Violence had erupted earlier when about 3,000 Albanian protesters rushed on to the bridge, which was blocked by barbed wire. Police and troops fired stun grenades when they appeared to break through a police line. Kfor soldiers fired into the air from armoured cars.

Around 1,000 Serbs were standing on the other side, chanting nationalistic slogans, but they were kept back from the bridge by peacekeepers.

AFP reports from Pristina:

President Suleyman Demirel of Turkey arrived in Kosovo yesterday for a highly symbolic one-day visit to meet the Turkish community and troops in the Prizren region in south-west Kosovo.

"The human tragedy in Kosovo has ended thanks to NATO's determined action," Mr Demirel said before leaving Ankara. "The success of the NATO operation, the acceptance of the peace plan and of the UN Security Council resolution have launched a new era in Kosovo. Now is the time to heal the wounds and win the peace."

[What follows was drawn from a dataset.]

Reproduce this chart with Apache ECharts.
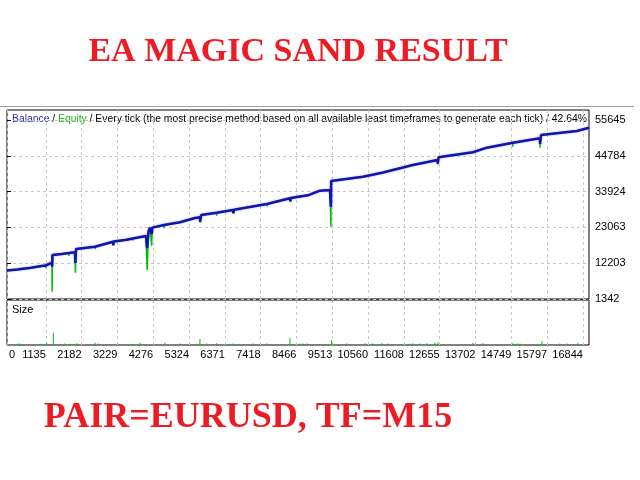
<!DOCTYPE html>
<html><head><meta charset="utf-8">
<script src="https://cdn.jsdelivr.net/npm/echarts@6/dist/echarts.min.js"></script>
<style>html,body{margin:0;padding:0;background:#fff}#c{width:640px;height:480px}</style>
</head><body><div id="c"></div>
<script>
// ---- data ----
const xTickLabels = [0,1135,2182,3229,4276,5324,6371,7418,8466,9513,10560,11608,12655,13702,14749,15797,16844];
const yTickLabels = [1342,12203,23063,33924,44784,55645];
const balanceTrades = [0,300,700,1061,1131,1316,1320,1330,1600,1813,1988,2000,2020,2573,2580,2590,3099,3110,3120,3500,3675,4064,4100,4140,4181,4231,4250,4591,5058,5500,5643,5650,5680,6132,6608,6620,6640,7602,7610,7620,8275,8290,8300,8800,9152,9445,9474,9480,10410,11000,11872,12590,12600,12620,13626,14036,14796,15586,15590,15620,16668,17022];
const balanceValues = [10000,10300,10800,11400,11500,12350,11150,14700,15000,15300,15500,12300,16500,17200,16700,17300,18700,17700,18800,19300,19700,20456,16800,22000,22975,21000,23000,23800,24613,25900,26130,24800,26828,27500,28345,27400,28400,30165,29600,30200,31895,31000,32000,32800,34201,34413,29346,37143,38448,39700,42000,43515,42400,44334,45852,47248,48764,50099,48400,51099,52313,53315];
const equityTrades = [0,300,700,1061,1126,1131,1136,1316,1320,1330,1600,1808,1813,1818,1988,2000,2020,2573,2580,2590,3099,3110,3120,3500,3670,3675,3680,4064,4100,4140,4181,4231,4250,4586,4591,4596,5058,5500,5643,5650,5680,6127,6132,6137,6608,6620,6640,7602,7610,7620,8275,8290,8300,8800,9152,9445,9474,9480,10410,11000,11872,12590,12600,12620,13626,14036,14791,14796,14801,15586,15590,15620,16668,17022];
const equityValues = [10000,10300,10800,11400,11500,10657,11500,12350,3557,14700,15000,15300,14388,15300,15500,9321,16500,17200,16500,17300,18700,17500,18800,19300,19700,19000,19700,20456,10141,22000,22975,17513,23000,23800,22792,23800,24613,25900,26130,24500,26828,27500,26614,27500,28345,27200,28400,30165,29400,30200,31895,30800,32000,32800,34201,34413,23278,37143,38448,39700,42000,43515,42200,44334,45852,47248,48764,47550,48764,50099,47248,51099,52313,53315];
const sizeTrades = [322,380,985,1161,1354,1550,1696,1842,2038,2573,2661,3684,3889,4620,5058,5643,5839,6132,6520,6608,6813,7193,7594,8275,8567,8655,8772,9494,9933,10468,10702,10965,11140,11784,11872,12077,12282,12516,12603,13626,13918,14796,14913,15001,15644,16170,16375,16697];
const sizeValues = [0.12,0.12,0.1,0.16,0.96,0.1,0.12,0.1,0.14,0.18,0.12,0.1,0.18,0.2,0.12,0.48,0.12,0.14,0.1,0.12,0.1,0.12,0.12,0.56,0.12,0.12,0.12,0.4,0.12,0.14,0.12,0.14,0.12,0.12,0.14,0.12,0.14,0.18,0.2,0.16,0.16,0.14,0.12,0.12,0.3,0.12,0.12,0.18];

const zip = (a, b) => a.map((v, i) => [v, b[i]]);
const chart = echarts.init(document.getElementById('c'));
const gridLine = {show:true, lineStyle:{color:'#c8c8c8', type:[3,3], width:1}};
const lab = {fontFamily:'Liberation Sans', fontSize:11, color:'#000', formatter:(v)=>String(v)};
const xMax = 17022;
const hdrFont = '10.35px "Liberation Sans"';
chart.setOption({
  animation:false,
  backgroundColor:'#fff',
  grid:[
    {left:7, top:110, width:582, height:189, show:true, borderColor:'#000', borderWidth:1, backgroundColor:'transparent'},
    {left:7, top:300, width:582, height:45, show:true, borderColor:'#000', borderWidth:1, backgroundColor:'transparent'}
  ],
  xAxis:[
    {gridIndex:0, type:'value', min:0, max:xMax, axisLine:{show:false}, axisLabel:{show:false},
     axisTick:{show:false, customValues:xTickLabels}, splitLine:gridLine},
    {gridIndex:1, type:'value', position:'bottom', min:0, max:xMax, axisLine:{show:false},
     axisTick:{show:false, customValues:xTickLabels},
     axisLabel:Object.assign({customValues:xTickLabels.slice(1), margin:4, align:'right'}, lab), splitLine:gridLine},
    {gridIndex:1, type:'value', position:'bottom', offset:0, min:0, max:xMax, axisLine:{show:false}, splitLine:{show:false},
     axisTick:{show:false, customValues:[xTickLabels[0]]},
     axisLabel:Object.assign({customValues:[xTickLabels[0]], margin:4, align:'left', padding:[0,0,0,2]}, lab)}
  ],
  yAxis:[
    {gridIndex:0, type:'value', position:'right', min:1342, max:58679, axisLine:{show:false},
     axisTick:{show:true, length:4, customValues:yTickLabels, lineStyle:{color:'#000'}},
     axisLabel:Object.assign({customValues:yTickLabels, margin:6}, lab), splitLine:gridLine},
    {gridIndex:1, type:'value', min:0, max:3.6, axisLine:{show:false}, axisLabel:{show:false}, axisTick:{show:false}, splitLine:{show:false}}
  ],
  series:[
    {type:'line', xAxisIndex:0, yAxisIndex:0, data:zip(equityTrades, equityValues), showSymbol:false,
     lineStyle:{color:'#00c000', width:1.5}, z:2},
    {type:'line', xAxisIndex:0, yAxisIndex:0, data:zip(balanceTrades, balanceValues), showSymbol:false,
     lineStyle:{color:'#1414a8', width:2.5, shadowColor:'rgba(120,140,255,0.7)', shadowBlur:2}, z:3},
    {type:'bar', xAxisIndex:1, yAxisIndex:1, data:zip(sizeTrades, sizeValues), barWidth:1,
     itemStyle:{color:'#00c000'}}
  ],
  graphic:[
    {type:'line', shape:{x1:0, y1:106.5, x2:634, y2:106.5}, style:{stroke:'#a0a0a0', lineWidth:1}, silent:true},
    {type:'line', shape:{x1:7, y1:300.5, x2:589, y2:300.5}, style:{stroke:'#808080', lineWidth:1}, silent:true, z:10},
    {type:'text', left:12, top:114, style:{
      text:'{b|Balance} / {g|Equity} / Every tick (the most precise method based on all available least timeframes to generate each tick) / 42.64%',
      font:hdrFont, fill:'#000',
      rich:{b:{fill:'#2828b4', font:hdrFont}, g:{fill:'#22b422', font:hdrFont}, n:{font:hdrFont}}}},
    {type:'text', left:12, top:304, style:{text:'Size', font:'11px "Liberation Sans"', fill:'#000'}},
    {type:'text', x:298, y:52, style:{text:'EA MAGIC SAND RESULT', font:'bold 34px "Liberation Serif"', fill:'#ed1c24', align:'center', verticalAlign:'middle'}},
    {type:'text', x:248, y:418, style:{text:'PAIR=EURUSD, TF=M15', font:'bold 36px "Liberation Serif"', fill:'#ed1c24', align:'center', verticalAlign:'middle'}}
  ]
});
</script></body></html>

During his tour of the southern Serbian province, which spent more than 500 years under Ottoman rule, Mr Demirel also visited Turkish humanitarian aid offices in Pristina and Prizren, a town once known to Kosovars as "Little Turkey".

Before returning to Ankara, Mr Demirel visited the funerary shrine in Pristina of the 14th-century Ottoman Sultan Murat I, which Turkey will help to restore.

Murat I died on the battlefield in the 1389 Kosovo War between the expanding Ottoman Empire and a Serbian-led Christian army when he was mortally stabbed by a wounded Serbian nobleman. The battle marked the beginning of the conquest of the Balkans by the Ottomans. The Ottoman Empire ceded the territory after the first Balkan War in 1912, and nearly all of its other Balkan holdings. When the Turkish Kfor contingent arrived in Kosovo in July, the Turkish media had hailed it as "The Return of Turkish Troops."